Implikasi dari dua hal di atas adalah, jika bakat memperoleh ruang untuk berkembang dan didukung oleh lingkungan tempat dimana mereka berinteraksi maka akan berkembang menjadi minat. Jika minat ini mendapatkan ruang untuk berkembang melalui intensitas belajar dan latihan yang konsisten maka akan membawa anak atau seseorang berhsil dalam hidupnya. Hal ini akan berbeda halnya jika seseorang yang memiliki bakat tetapi karena tidak didukung lingkungan maka terpaksa mengambil pilihan pekerjaan yang lain, sehingga tidak jarang anak atau orang seperti ini, tidak maksimal dalam aktifitas pekerjaan ataupun kehidupannya kelak. Skill seorang anak akan berkembang maksimal jika pemahaman tentang konsep-konsep kompetensi dasar yang semestiya diperoleh di sekolah dasar selaras dengan bakat yang dimiliki dan berkembang selama proses interaksi dengan lingkungan sehingga membentuk minat.

Berdasarkan pembahasan tersebut, maka kurikulum pendidikan harus memiliki kemampuan untuk menentukan bakat dan minat anak untuk selanjutnya dapat diberikan ruang dalam menggelutinya. Maka dalam pembahasan kurikulum selanjutnya pengembangan bakat minat ini kemudian dituangkan ke dalam kegiatan ekstrakurikuler, dengan mengoptimalkan landasan penguasaan kompetensi dasar sehimgga dapat memberi ruang pembentukan bakat dan minat yang mereka telah miliki, sehingga kelak ketika mereka terjun ke dunia nyata, dapat memiliki skill yang mumpuni. Skill yang mumpuni akan memperoleh tempat yang layak bagi aktualisasi dirinya kelak jika disertai karakter yang adaptif sehingga menjadi orang berintegritas dan dipercaya.

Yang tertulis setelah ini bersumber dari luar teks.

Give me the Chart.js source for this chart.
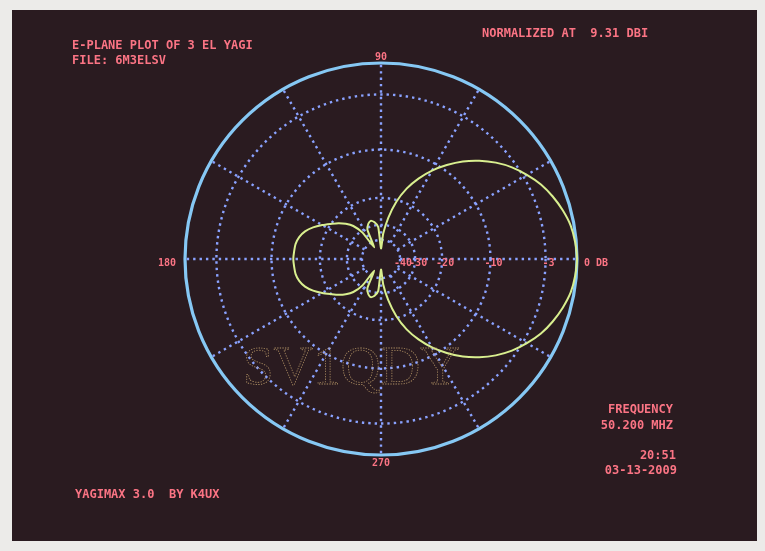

Kompleksitas karakteristik anak sudah saatnya menjadi perhatian bersama. Aspek kompetensi literasi baik informasi maupun numerasi harus menjadi landasan pokok untuk dikembangkan pada anak. Sejalan dengan itu aspek sikap merupakan hal yang strategis dalam kaitan cara anak berinteraksi dengan orang lain untuk menumbuhkan saling percaya secara berkolaborasi berkembang bersama menuju kemajuan. Sementara skill merupakan kemampuan dari sisi pengatahuan dan keterampilan atas dasar bakat dan minatnya yang berkambang berkat dukungan kemampuan literasi yang tinggi. Maka dari itu anak-anak masa depan, akan mampu dan dipercaya dapat bersaing dalam merebut peluang atas tantangan yang ada jika memiliki wawasan, sikap yang baik dan skill yang mumpuni.